Carlos Amador Marchant
Cada persona lleva su propio cofre.
Los recuerdos se mantienen escritos en libros cuando se trata de
escritores; y en la mayoría de los casos, en verdaderos tesoros
denominados “Diarios de Vida”.
Al paso de años toda fantasía creada
por el humano se ha sofisticado. Y, desde la invención de la
pólvora, por allá en el 900 después de Cristo, los chinos se las
ingeniaron para darle también un uso pirotécnico que, hoy en día,
se expande y culmina en espectáculos cuyas visiones son
verdaderamente alucinantes.
Años tras años, ciudades costeras o
no, pelean por sentirse “superiores” en cuanto a la extensión
(en minutos) del denominado “espectáculo” de fin de año.
En mi ciudad de nacimiento (Iquique),
sin embargo, el asunto era, por cierto, diferente.
Avanzado 1964, época en que el puerto
se mantenía en desmedro, los llamados “años nuevos” se
anunciaban, sigilosamente, con una sirena instalada sobre la terraza
de un edificio de 5 pisos. Era el más alto de la ciudad. La famosa
sirena, poderosa por lo demás, la misma que era usada para el
llamado a bomberos cuando se producía un poderoso incendio,
retumbaba por todos los costados de aquel vilipendiado sitio hasta
reventar tímpanos.
El
más miserable poblador, el que vivía bajo la gran montaña de la
Cordillera de la Costa, asfixiado en polvo, lograba también escuchar
el sonido de este artefacto que señalaba, con exactitud, para colmo,
también, la llegada del mediodía. Se trataba, en realidad, de un
armatoste de hierro que tenía a muy mal traer a todos los que vivían
aledaños, quienes, de alguna manera, recurrían a tapones caseros
para escapar de aquel sonido asesino.
Antes
de la medianoche del último día del año, y mientras alrededor de
sesenta mil habitantes lanzaban cuetes, petardos, estrellitas,
watapiques, serpertinas y un sin fin de patrañas que dieran ambiente
al momento, la famosa sirena se hacía espacio entre pobres casas del
puerto golpeando cerebros, machacando oídos, abofeteando puertas de
maderas a punto de derrumbarse. Era el instante en que hombres,
luciendo corbatas impecables de ocasión, se abrazaban y olvidaban
rencillas. El ruido del mar cercano parecía reír con su tranquila
mancha nocturna. Nadie lo tocaba. El océano estaba intacto. El mar
no era tocado todavía.
Hablo
de un pasado. Se podrá especular que era otra época, otra realidad.

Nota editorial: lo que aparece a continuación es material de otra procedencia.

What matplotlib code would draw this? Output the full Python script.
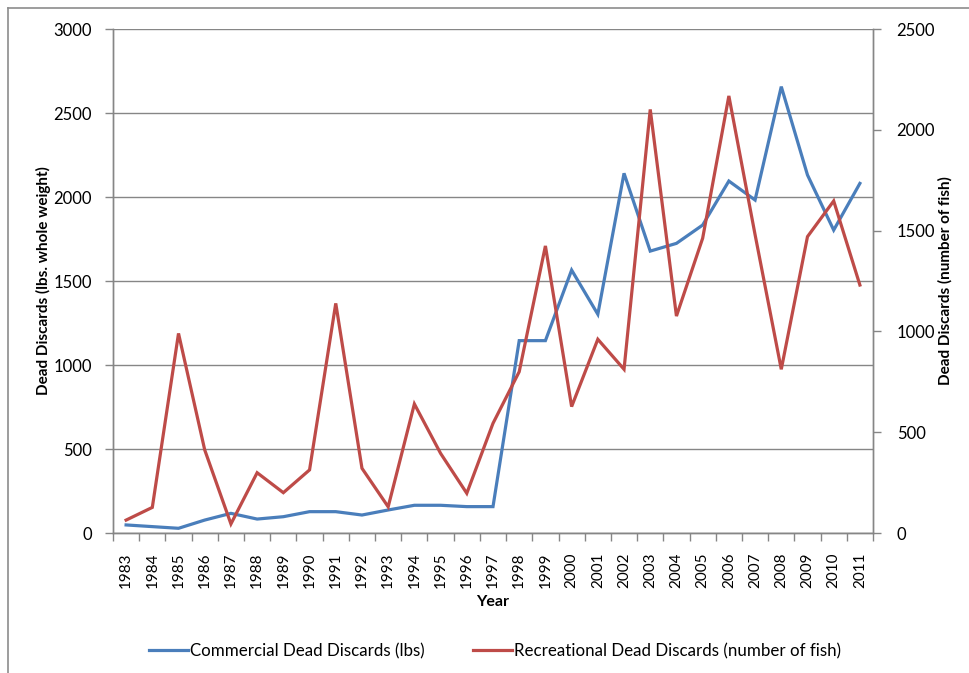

Se podrá especificar que habían menos habitantes en las ciudades
del mundo, que el globo terráqueo era distinto. Pero el punto es
otro. El punto tiene estrecha relación con el mar, con ese océano
que todavía se conservaba diferente.
Los
actuales, glorificados, aplaudidos, esperados y promocionados fuegos
de artificios, en esos instantes no aparecían, no golpeaban la
puerta de ese Iquique destartalado. La sirena, solo la sirena, la
bocina, era el sonido, el artefacto que hacía de las suyas para
alegrar esos momentos.
Más
de medio siglo después, y aunque en la Segunda Guerra Mundial, es
decir, antes de la primera mitad del siglo 20 los mares ya habían
sido ultrajados a ultranza, con potentes bombardeos donde no solo
morían humanos, sino mucha fauna marina, ahora se instaló la
costumbre de explosionar sobre los océanos toneladas de pirotecnia
que dañan la fauna y contribuyen a contaminar. Dichos gases liberan
monóxido de carbono que maltratan, sin ninguna duda, la atmósfera.
La
polución que sufre el planeta tiene un responsable directo: el
hombre. Si bien vemos a diario muertes de animales en los océanos,
en las selvas, en cada rincón del planeta, llama la atención que
para estas fiestas la gente, la tracalada, ríe y salta, y grita,
enajenada.
Pero
el hombre también muere con su propio cuchillo. Es la realidad.
Pero
el hombre muere y bien lo sabe. Pero no reacciona; o no lo dejan
reaccionar. Hay manos negras, moradas, turbias, demasiado turbias en
este asunto.
Frente
a esta visión, me quedo con el armatoste de esos tiempos. El pesado
fierro que obligaba a taponarse los oídos, a gritar para ser
escuchado. Es decir, me quedo con la famosa sirena. Porque créase o
no, los océanos aún respiraban en esas mañanas limpias de
primaveras y otoños que jamás, jamás, volverán.